A new study in the Canadian Journal of Fisheries and Aquatic Sciences suggests that increased abundance of pink salmon in the North Pacific Ocean is linked to declining trends in sockeye salmon populations.
Their findings highlight the need for countries across the North Pacific Rim to recognize limitations of the North Pacific ecosystem and manage limited salmon resources at an oceanic scale, said Greg Ruggerone, of Natural Resources Consultants in Seattle, and Brendan Connors of ESSA Technologies, in Vancouver, British Columbia.
Ruggerone said he began his investigation when the Pacific Salmon Commission asked him, in the wake of the decline of Fraser River sockeye in 2010, to test whether competition at sea might explain the decline in the Fraser River salmon.
Ruggerone and Connors said their studies suggest that growing numbers of pink salmon in the North Pacific Ocean are leading to increased competition for food with sockeye salmon from Washington State through British Columbia to Southeast Alaska.

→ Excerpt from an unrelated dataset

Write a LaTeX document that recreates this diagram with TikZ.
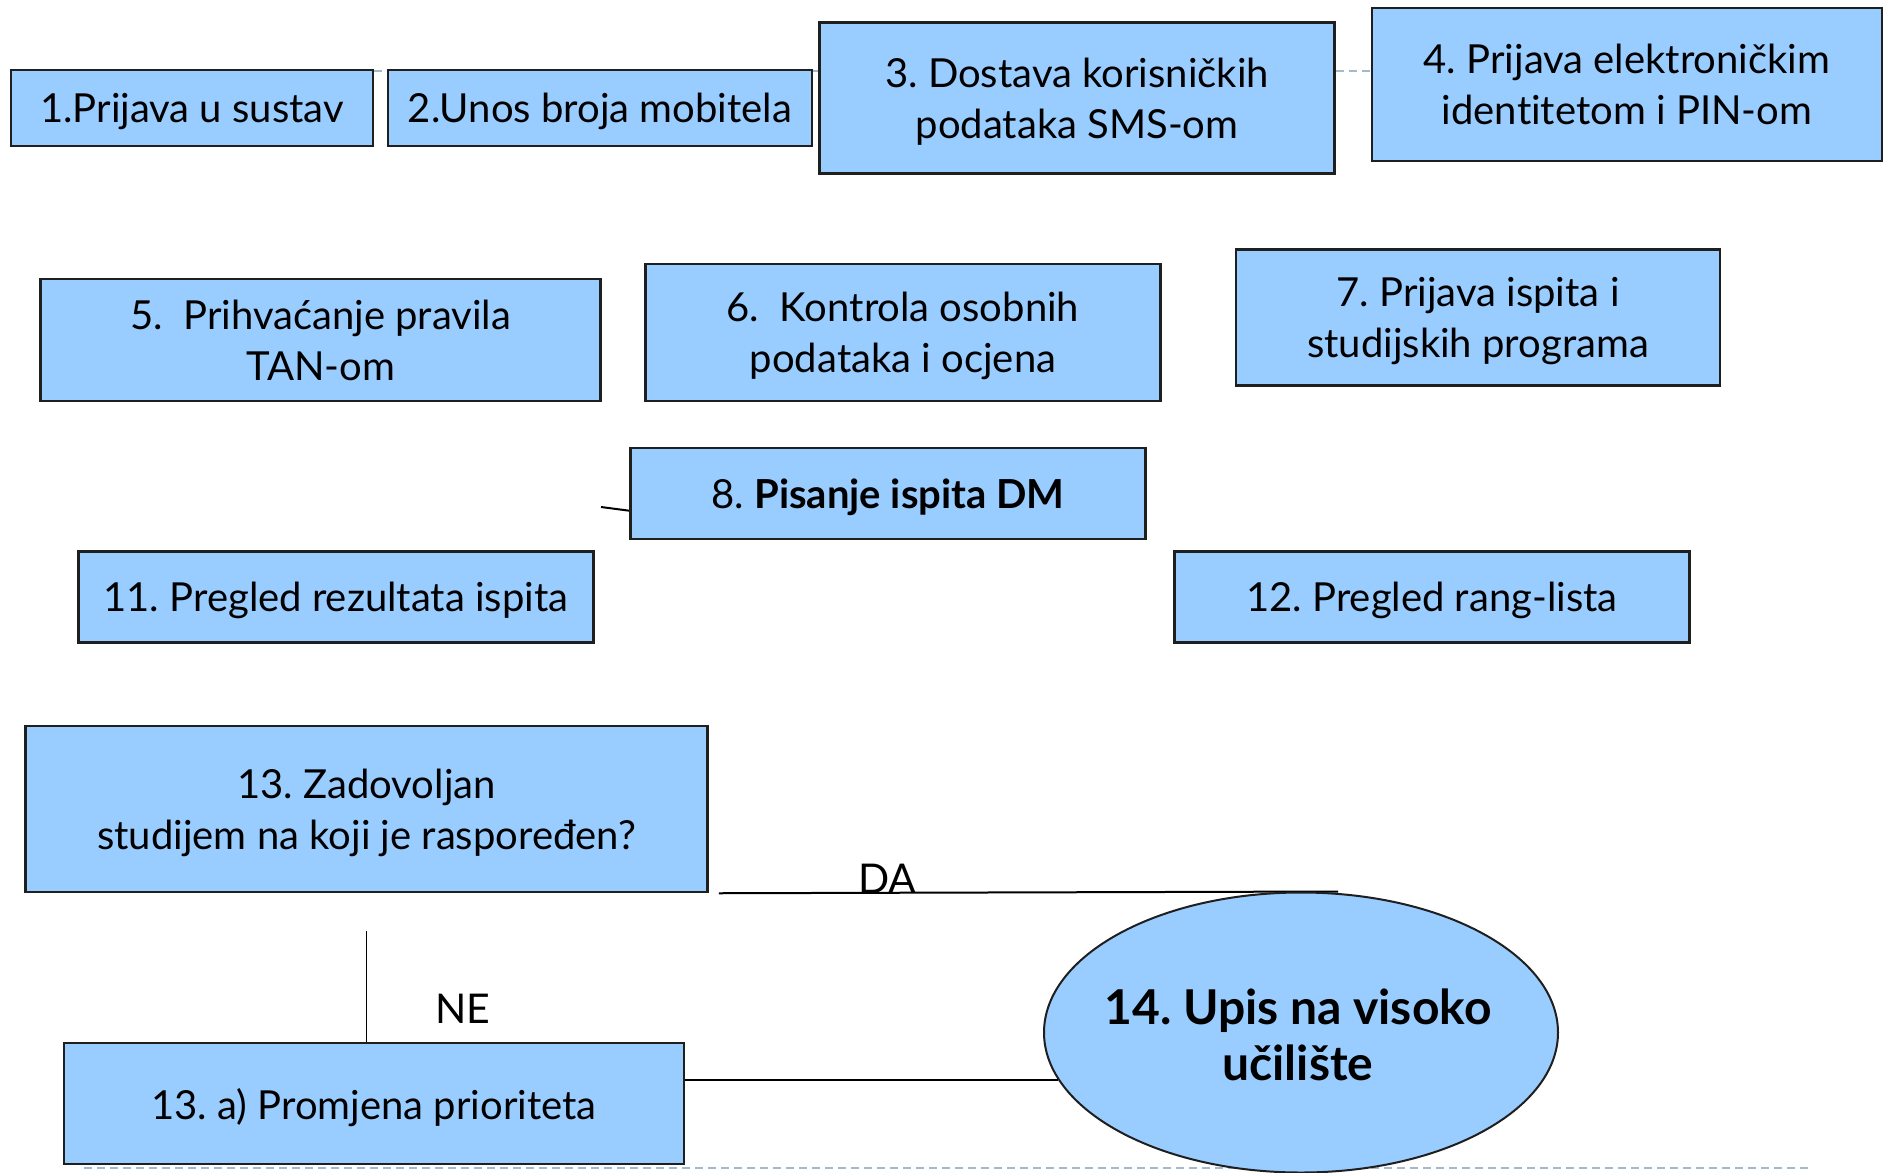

This food competition results in slower sockeye salmon growth, delayed maturation and ultimately reductions in sockeye salmon survival and abundance, they said.
Pink salmon abundance exhibits a strong alternating year pattern related to their two-year life span, with pink salmon abundance greater in odd-numbered years.
The high abundance of humpies in the North Pacific, which reached 640 million adult fish in 2009 when many Fraser River sockeye populations collapsed, is linked to declining trends in most of the studied 36 sockeye populations over the past two decades, including sockeye salmon from the Fraser River.
Based on relationships found between sockeye survival and pink salmon abundance, for example, an increase in pink salmon abundance from 150 million to 600 million fish was predicted to result in the reduction of Fraser River red salmon abundance by 67 percent from some 16 million to 5.3 million sockeye salmon.
Ruggerone and Connors urged fishery managers to consider applying an ecosystem perspective when managing salmon, including a cap on industrial scale hatchery salmon production as one way to minimize the potential for increasing abundances of pink salmon adversely impacting wild sockeye salmon.